● Task goal:
Repeat every record below exactly as written.

## BEGIN Entries shown

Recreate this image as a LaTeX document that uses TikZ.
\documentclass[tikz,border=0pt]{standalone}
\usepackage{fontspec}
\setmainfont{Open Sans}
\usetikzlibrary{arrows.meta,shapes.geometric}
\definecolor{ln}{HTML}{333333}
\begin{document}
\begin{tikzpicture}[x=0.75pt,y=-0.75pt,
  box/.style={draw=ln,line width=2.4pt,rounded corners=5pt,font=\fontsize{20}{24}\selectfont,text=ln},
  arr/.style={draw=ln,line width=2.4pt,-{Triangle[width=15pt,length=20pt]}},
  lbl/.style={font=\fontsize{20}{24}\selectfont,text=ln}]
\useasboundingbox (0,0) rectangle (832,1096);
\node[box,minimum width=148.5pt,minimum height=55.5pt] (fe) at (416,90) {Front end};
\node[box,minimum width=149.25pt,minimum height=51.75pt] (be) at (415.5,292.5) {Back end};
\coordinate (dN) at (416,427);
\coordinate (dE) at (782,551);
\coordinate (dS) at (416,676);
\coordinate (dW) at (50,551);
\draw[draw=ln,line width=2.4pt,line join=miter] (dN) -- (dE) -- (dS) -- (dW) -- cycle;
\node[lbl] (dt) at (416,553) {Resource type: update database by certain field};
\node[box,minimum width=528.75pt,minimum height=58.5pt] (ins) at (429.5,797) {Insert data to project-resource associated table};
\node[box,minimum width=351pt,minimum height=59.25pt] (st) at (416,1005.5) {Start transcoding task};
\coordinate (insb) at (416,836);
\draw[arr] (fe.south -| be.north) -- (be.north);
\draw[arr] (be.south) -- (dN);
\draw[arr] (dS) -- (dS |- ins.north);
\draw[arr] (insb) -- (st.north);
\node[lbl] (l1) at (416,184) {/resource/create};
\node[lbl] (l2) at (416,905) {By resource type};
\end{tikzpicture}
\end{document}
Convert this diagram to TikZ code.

## END Entries shown

● Result of the exercise:
Recreate this image as a LaTeX document that uses TikZ.
\documentclass[tikz,border=0pt]{standalone}
\usepackage{fontspec}
\setmainfont{Open Sans}
\usetikzlibrary{arrows.meta,shapes.geometric}
\definecolor{ln}{HTML}{333333}
\begin{document}
\begin{tikzpicture}[x=0.75pt,y=-0.75pt,
  box/.style={draw=ln,line width=2.4pt,rounded corners=5pt,font=\fontsize{20}{24}\selectfont,text=ln},
  arr/.style={draw=ln,line width=2.4pt,-{Triangle[width=15pt,length=20pt]}},
  lbl/.style={font=\fontsize{20}{24}\selectfont,text=ln}]
\useasboundingbox (0,0) rectangle (832,1096);
\node[box,minimum width=148.5pt,minimum height=55.5pt] (fe) at (416,90) {Front end};
\node[box,minimum width=149.25pt,minimum height=51.75pt] (be) at (415.5,292.5) {Back end};
\coordinate (dN) at (416,427);
\coordinate (dE) at (782,551);
\coordinate (dS) at (416,676);
\coordinate (dW) at (50,551);
\draw[draw=ln,line width=2.4pt,line join=miter] (dN) -- (dE) -- (dS) -- (dW) -- cycle;
\node[lbl] (dt) at (416,553) {Resource type: update database by certain field};
\node[box,minimum width=528.75pt,minimum height=58.5pt] (ins) at (429.5,797) {Insert data to project-resource associated table};
\node[box,minimum width=351pt,minimum height=59.25pt] (st) at (416,1005.5) {Start transcoding task};
\coordinate (insb) at (416,836);
\draw[arr] (fe.south -| be.north) -- (be.north);
\draw[arr] (be.south) -- (dN);
\draw[arr] (dS) -- (dS |- ins.north);
\draw[arr] (insb) -- (st.north);
\node[lbl] (l1) at (416,184) {/resource/create};
\node[lbl] (l2) at (416,905) {By resource type};
\end{tikzpicture}
\end{document}
Convert this diagram to TikZ code.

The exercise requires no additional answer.